AIM:
Transcribe the listing exactly, leaving out every picture.
---+---
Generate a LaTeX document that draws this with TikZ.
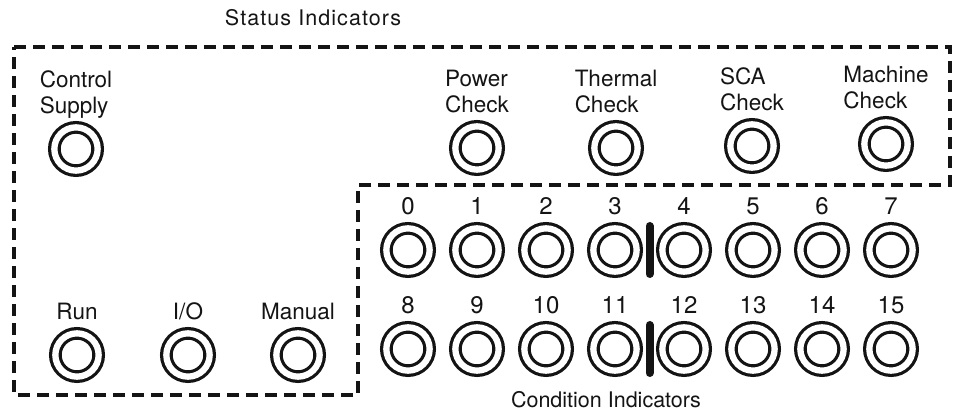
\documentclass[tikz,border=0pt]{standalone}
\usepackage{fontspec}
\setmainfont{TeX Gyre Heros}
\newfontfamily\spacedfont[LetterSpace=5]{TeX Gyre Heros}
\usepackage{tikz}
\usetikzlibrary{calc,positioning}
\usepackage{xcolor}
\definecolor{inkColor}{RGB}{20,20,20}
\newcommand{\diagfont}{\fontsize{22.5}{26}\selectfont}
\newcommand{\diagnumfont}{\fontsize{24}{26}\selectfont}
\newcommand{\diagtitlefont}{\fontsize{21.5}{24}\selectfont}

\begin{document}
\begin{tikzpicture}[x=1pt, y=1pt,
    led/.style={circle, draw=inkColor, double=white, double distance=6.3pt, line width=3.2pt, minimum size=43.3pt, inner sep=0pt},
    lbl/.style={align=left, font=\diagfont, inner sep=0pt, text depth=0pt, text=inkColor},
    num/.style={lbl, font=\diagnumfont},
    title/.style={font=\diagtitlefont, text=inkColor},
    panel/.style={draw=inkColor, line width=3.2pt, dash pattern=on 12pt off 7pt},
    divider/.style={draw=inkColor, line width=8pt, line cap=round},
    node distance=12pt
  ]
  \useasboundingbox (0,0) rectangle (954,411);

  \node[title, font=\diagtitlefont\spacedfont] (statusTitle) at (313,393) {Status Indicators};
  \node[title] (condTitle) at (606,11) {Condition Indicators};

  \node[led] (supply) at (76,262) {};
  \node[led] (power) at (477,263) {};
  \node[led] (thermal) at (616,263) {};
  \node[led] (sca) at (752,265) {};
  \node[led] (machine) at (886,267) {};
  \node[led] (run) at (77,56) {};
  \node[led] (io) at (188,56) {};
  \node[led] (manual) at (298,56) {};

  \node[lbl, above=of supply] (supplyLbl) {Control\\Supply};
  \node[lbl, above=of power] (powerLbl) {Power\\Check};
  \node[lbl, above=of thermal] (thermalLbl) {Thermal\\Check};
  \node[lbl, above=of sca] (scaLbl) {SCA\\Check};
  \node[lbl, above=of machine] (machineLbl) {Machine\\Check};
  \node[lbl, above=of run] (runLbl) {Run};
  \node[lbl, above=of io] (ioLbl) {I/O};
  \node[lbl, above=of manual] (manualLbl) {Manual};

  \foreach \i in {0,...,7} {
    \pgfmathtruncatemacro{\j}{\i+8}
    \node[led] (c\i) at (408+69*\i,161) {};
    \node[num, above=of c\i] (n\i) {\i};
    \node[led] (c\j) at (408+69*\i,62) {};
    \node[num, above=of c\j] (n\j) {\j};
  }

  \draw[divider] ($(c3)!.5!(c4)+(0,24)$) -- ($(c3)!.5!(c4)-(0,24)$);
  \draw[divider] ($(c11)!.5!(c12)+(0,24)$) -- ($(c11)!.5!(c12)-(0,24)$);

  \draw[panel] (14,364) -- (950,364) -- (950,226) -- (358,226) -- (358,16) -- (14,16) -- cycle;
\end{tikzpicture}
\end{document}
---+---
THE COMPLETED TASK:
Generate a LaTeX document that draws this with TikZ.
\documentclass[tikz,border=0pt]{standalone}
\usepackage{fontspec}
\setmainfont{TeX Gyre Heros}
\newfontfamily\spacedfont[LetterSpace=5]{TeX Gyre Heros}
\usepackage{tikz}
\usetikzlibrary{calc,positioning}
\usepackage{xcolor}
\definecolor{inkColor}{RGB}{20,20,20}
\newcommand{\diagfont}{\fontsize{22.5}{26}\selectfont}
\newcommand{\diagnumfont}{\fontsize{24}{26}\selectfont}
\newcommand{\diagtitlefont}{\fontsize{21.5}{24}\selectfont}

\begin{document}
\begin{tikzpicture}[x=1pt, y=1pt,
    led/.style={circle, draw=inkColor, double=white, double distance=6.3pt, line width=3.2pt, minimum size=43.3pt, inner sep=0pt},
    lbl/.style={align=left, font=\diagfont, inner sep=0pt, text depth=0pt, text=inkColor},
    num/.style={lbl, font=\diagnumfont},
    title/.style={font=\diagtitlefont, text=inkColor},
    panel/.style={draw=inkColor, line width=3.2pt, dash pattern=on 12pt off 7pt},
    divider/.style={draw=inkColor, line width=8pt, line cap=round},
    node distance=12pt
  ]
  \useasboundingbox (0,0) rectangle (954,411);

  \node[title, font=\diagtitlefont\spacedfont] (statusTitle) at (313,393) {Status Indicators};
  \node[title] (condTitle) at (606,11) {Condition Indicators};

  \node[led] (supply) at (76,262) {};
  \node[led] (power) at (477,263) {};
  \node[led] (thermal) at (616,263) {};
  \node[led] (sca) at (752,265) {};
  \node[led] (machine) at (886,267) {};
  \node[led] (run) at (77,56) {};
  \node[led] (io) at (188,56) {};
  \node[led] (manual) at (298,56) {};

  \node[lbl, above=of supply] (supplyLbl) {Control\\Supply};
  \node[lbl, above=of power] (powerLbl) {Power\\Check};
  \node[lbl, above=of thermal] (thermalLbl) {Thermal\\Check};
  \node[lbl, above=of sca] (scaLbl) {SCA\\Check};
  \node[lbl, above=of machine] (machineLbl) {Machine\\Check};
  \node[lbl, above=of run] (runLbl) {Run};
  \node[lbl, above=of io] (ioLbl) {I/O};
  \node[lbl, above=of manual] (manualLbl) {Manual};

  \foreach \i in {0,...,7} {
    \pgfmathtruncatemacro{\j}{\i+8}
    \node[led] (c\i) at (408+69*\i,161) {};
    \node[num, above=of c\i] (n\i) {\i};
    \node[led] (c\j) at (408+69*\i,62) {};
    \node[num, above=of c\j] (n\j) {\j};
  }

  \draw[divider] ($(c3)!.5!(c4)+(0,24)$) -- ($(c3)!.5!(c4)-(0,24)$);
  \draw[divider] ($(c11)!.5!(c12)+(0,24)$) -- ($(c11)!.5!(c12)-(0,24)$);

  \draw[panel] (14,364) -- (950,364) -- (950,226) -- (358,226) -- (358,16) -- (14,16) -- cycle;
\end{tikzpicture}
\end{document}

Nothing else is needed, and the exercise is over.